If your knowledge base platform has analytics, check which entries are viewed most. High-traffic videos indicate persistent pain points in your product. Share this data with the product team — it's a gold mine for UX improvement priorities.

Common Mistakes to Avoid

Building the Whole Knowledge Base Before Launching

Don't try to record 100 entries before sharing the knowledge base. Start with 10 entries covering the most common questions and launch immediately. You'll learn what works from real usage, and the library will grow much faster with input from the team.

Making Knowledge Base Videos Too Long

A knowledge base entry should answer one question in 30-120 seconds. If your video hits 3 minutes, you're either covering too much or explaining too much context. Assume the viewer knows the basic tool — they just need the specific answer to their specific question.

Not Updating Videos When the UI Changes

An outdated knowledge base is worse than no knowledge base — people find a video, follow the steps, and the buttons are in different places. Schedule a quarterly audit: watch each video and verify the steps still match the current interface. Re-record any that are outdated.

See Zumie in Action

Watch how Zumie's auto-zoom and click highlights transform a basic screen recording into a polished, professional video.

Frequently Asked Questions

What platform should I use for a video knowledge base?

Notion is excellent for internal teams — create a database with Title, Category, and Video Link columns. For customer-facing knowledge bases, tools like Intercom, Zendesk, or HelpScout support embedded video. The platform matters less than the organization and maintenance process.

How many entries do I need to start?

Start with 10 entries covering your most frequently asked questions. This gives you immediate value and a template to follow. Most teams reach 50+ entries within a few months as the habit of recording answers takes hold.

Should I use video or text for a knowledge base?

Use both. The Zumie video shows the steps visually, while a short text description below covers the same steps for people who prefer reading or need to search for specific terms. The video handles the 'how,' and the text handles the 'findability.'

How do I get my team to actually contribute entries?

Make it part of the workflow: when someone answers a question in Slack, they reply with 'I'll add this to the knowledge base' and record a 60-second Zumie video.

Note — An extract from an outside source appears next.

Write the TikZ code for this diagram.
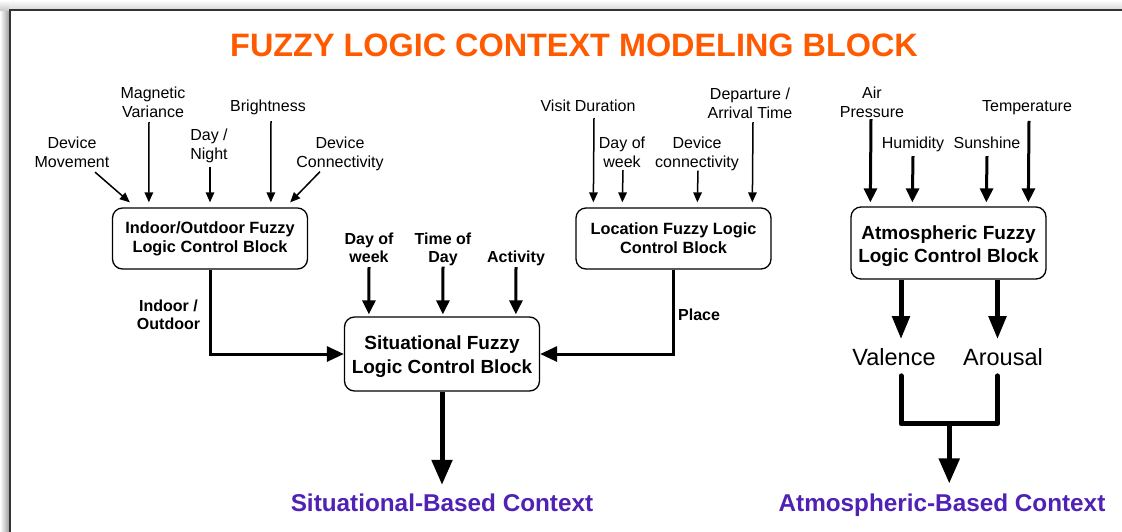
\documentclass[tikz,border=0pt]{standalone}
\usepackage{fontspec}
\setmainfont{Liberation Sans}
\usetikzlibrary{arrows.meta,calc}

\definecolor{titleorange}{HTML}{FF5A00}
\definecolor{ctxpurple}{HTML}{5021B5}
\definecolor{framegray}{HTML}{333333}

\tikzset{
  block/.style={draw=black, line width=1.3pt, rounded corners=10pt, fill=white,
                inner sep=0pt, align=center},
  smallblock/.style={block, minimum width=195pt, minimum height=61pt,
                font=\fontsize{16.3}{19}\selectfont\bfseries},
  bigblock/.style={block, minimum width=195pt,
                font=\fontsize{19}{22.5}\selectfont\bfseries},
  lbl/.style={align=center, inner sep=0pt, font=\fontsize{16}{19}\selectfont},
  blbl/.style={align=center, inner sep=0pt, font=\fontsize{16}{18}\selectfont\bfseries},
  outlbl/.style={inner sep=0pt, font=\fontsize{23.5}{26}\selectfont},
  ctxlbl/.style={inner sep=0pt, text=ctxpurple, font=\fontsize{24.3}{28}\selectfont\bfseries},
  thinarrow/.style={line width=1.5pt, -{Triangle[length=10pt,width=8.5pt]}},
  midarrow/.style={line width=3pt, -{Triangle[length=14pt,width=13pt]}},
  feedarrow/.style={line width=3pt, -{Triangle[length=17pt,width=15pt]}},
  bigarrow/.style={line width=5pt, -{Triangle[length=25pt,width=20pt]}},
  mergeline/.style={line width=5pt, line cap=round, line join=round},
}

% a tall invisible strut that lowers a two-line block text a little
\newcommand\lowertext{\rule{0pt}{20pt}}

\begin{document}
\begin{tikzpicture}[x=1pt, y=-1pt]
  \useasboundingbox (0,0) rectangle (1122,531);
  \fill[white] (0,0) rectangle (1122,531);

  % page frame with its soft shadow
  \shade[left color=white, right color=black!38] (0,10) rectangle (9,531);
  \shade[top color=white, bottom color=black!14] (9,0) rectangle (1122,9);
  \shade[top color=white, bottom color=black!20] (0,0) rectangle (9,10);
  \draw[line width=2pt, draw=framegray] (10,545) -- (10,10) -- (1135,10);

  % title
  \node[font=\fontsize{32.4}{36}\selectfont\bfseries, text=titleorange, inner sep=0pt]
    (title) at (574,45) {FUZZY LOGIC CONTEXT MODELING BLOCK};

  % control blocks
  \node[smallblock] (io)  at (210,238.5)   {Indoor/Outdoor Fuzzy\\Logic Control Block};
  \node[smallblock] (loc) at (673.5,238.5) {Location Fuzzy Logic\\Control Block};
  \node[bigblock, minimum height=74pt, font=\fontsize{19}{24}\selectfont\bfseries]
    (sit) at (442,354) {\lowertext Situational Fuzzy\\Logic Control Block};
  \node[bigblock, minimum height=72pt] (atm) at (948.5,243) {\lowertext Atmospheric Fuzzy\\Logic Control Block};

  % inputs of the indoor/outdoor block
  \node[lbl] (dm) at (72,152.5)  {Device\\Movement};
  \node[lbl] (mv) at (153,102.5) {Magnetic\\Variance};
  \node[lbl] (dn) at (209,145.5) {Day /\\Night};
  \node[lbl] (br) at (268,107.5) {Brightness};
  \node[lbl] (dc) at (340,153.5) {Device\\Connectivity};

  \draw[thinarrow] ([xshift=23pt,yshift=-4pt]dm.south) -- ([xshift=18pt,yshift=5pt]io.north west);
  \draw[thinarrow] ([xshift=-4pt,yshift=-4pt]mv.south) -- ([xshift=37pt,yshift=5pt]io.north west);
  \draw[thinarrow] ([xshift=1pt,yshift=-4pt]dn.south)  -- ([yshift=5pt]io.north);
  \draw[thinarrow] ([xshift=3pt,yshift=-6pt]br.south)  -- ([xshift=159pt,yshift=5pt]io.north west);
  \draw[thinarrow] ([xshift=-20pt,yshift=-1pt]dc.south) -- ([xshift=-18pt,yshift=5pt]io.north east);

  % inputs of the location block
  \node[lbl] (vd)  at (588,106) {Visit Duration};
  \node[lbl] (dw)  at (622,152.5) {Day of\\week};
  \node[lbl] (dcl) at (697,153.5) {Device\\connectivity};
  \node[lbl] (dep) at (750,103.5) {Departure /\\Arrival Time};

  \draw[thinarrow] ([xshift=6pt,yshift=-6pt]vd.south)  -- ([xshift=18pt,yshift=5pt]loc.north west);
  \draw[thinarrow] ([xshift=1pt,yshift=-2pt]dw.south)  -- ([xshift=47pt,yshift=5pt]loc.north west);
  \draw[thinarrow] ([xshift=1pt,yshift=0pt]dcl.south)  -- ([xshift=122pt,yshift=5pt]loc.north west);
  \draw[thinarrow] ([xshift=3pt,yshift=-3pt]dep.south) -- ([xshift=177pt,yshift=5pt]loc.north west);

  % inputs of the atmospheric block
  \node[lbl] (ap) at (872,102.5) {Air\\Pressure};
  \node[lbl] (hu) at (913,144.5) {Humidity};
  \node[lbl] (su) at (987,143)   {Sunshine};
  \node[lbl] (te) at (1027,107.5) {Temperature};

  \draw[midarrow] ([xshift=-1pt,yshift=-1pt]ap.south) -- ([xshift=20pt,yshift=4pt]atm.north west);
  \draw[midarrow] ([yshift=-4pt]hu.south) -- ([xshift=62pt,yshift=4pt]atm.north west);
  \draw[midarrow] ([yshift=-7pt]su.south) -- ([xshift=136pt,yshift=4pt]atm.north west);
  \draw[midarrow] ([xshift=2pt,yshift=-6pt]te.south) -- ([xshift=178pt,yshift=4pt]atm.north west);

  % inputs of the situational block
  \node[blbl] (sdw) at (369,248) {Day of\\week};
  \node[blbl] (std) at (443,249) {Time of\\Day};
  \node[blbl] (act) at (516,258.5) {Activity};

  \draw[midarrow] ([yshift=-4pt]sdw.south) -- ([xshift=25pt,yshift=2pt]sit.north west);
  \draw[midarrow] ([yshift=-1pt]std.south) -- ([xshift=99pt,yshift=2pt]sit.north west);
  \draw[midarrow] ([yshift=-1pt]act.south) -- ([xshift=172pt,yshift=2pt]sit.north west);

  % outputs feeding the situational block
  \draw[feedarrow] (io.south) |- (sit.west);
  \draw[feedarrow] (loc.south) |- (sit.east);
  \node[blbl] (iolbl) at (168.5,314.5) {Indoor /\\Outdoor};
  \node[blbl, anchor=west] (place) at (678,314.5) {Place};

  % situational context
  \node[ctxlbl] (sitctx) at (442,503) {Situational-Based Context};
  \draw[bigarrow, shorten >=9pt] (sit.south) -- (sitctx.north);

  % valence / arousal
  \node[outlbl] (val) at (894,357) {Valence};
  \node[outlbl] (aro) at (1003,357) {Arousal};
  \draw[bigarrow, -{Triangle[length=23pt,width=17pt]}, shorten >=9pt]
    ($(atm.south)+(-47.5,0)$) coordinate (vs) -- (vs |- val.north);
  \draw[bigarrow, -{Triangle[length=23pt,width=17pt]}, shorten >=9pt]
    ($(atm.south)+(49,0)$) coordinate (as) -- (as |- aro.north);

  \coordinate (mL) at ($(vs |- val.south)+(0,10)$);
  \coordinate (mR) at ($(as |- aro.south)+(0,10)$);
  \draw[mergeline] (mL) -- ++(0,48) coordinate (mB) -| (mR);
  \coordinate (mC) at ($(mB)!0.5!(mB -| mR)$);

  % atmospheric context
  \node[ctxlbl] (atmctx) at (942,505) {Atmospheric-Based Context};
  \draw[bigarrow, shorten >=10pt] (mC) -- (mC |- atmctx.north);
\end{tikzpicture}
\end{document}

Recognize contributors publicly. The easier the process, the more people participate.

Can a video knowledge base replace live support?

It can dramatically reduce live support volume — typically by 30-50% for common questions. But it won't replace support entirely. Complex, account-specific, or emotionally sensitive issues still need a human. The knowledge base handles the repetitive questions so your support team can focus on the hard ones.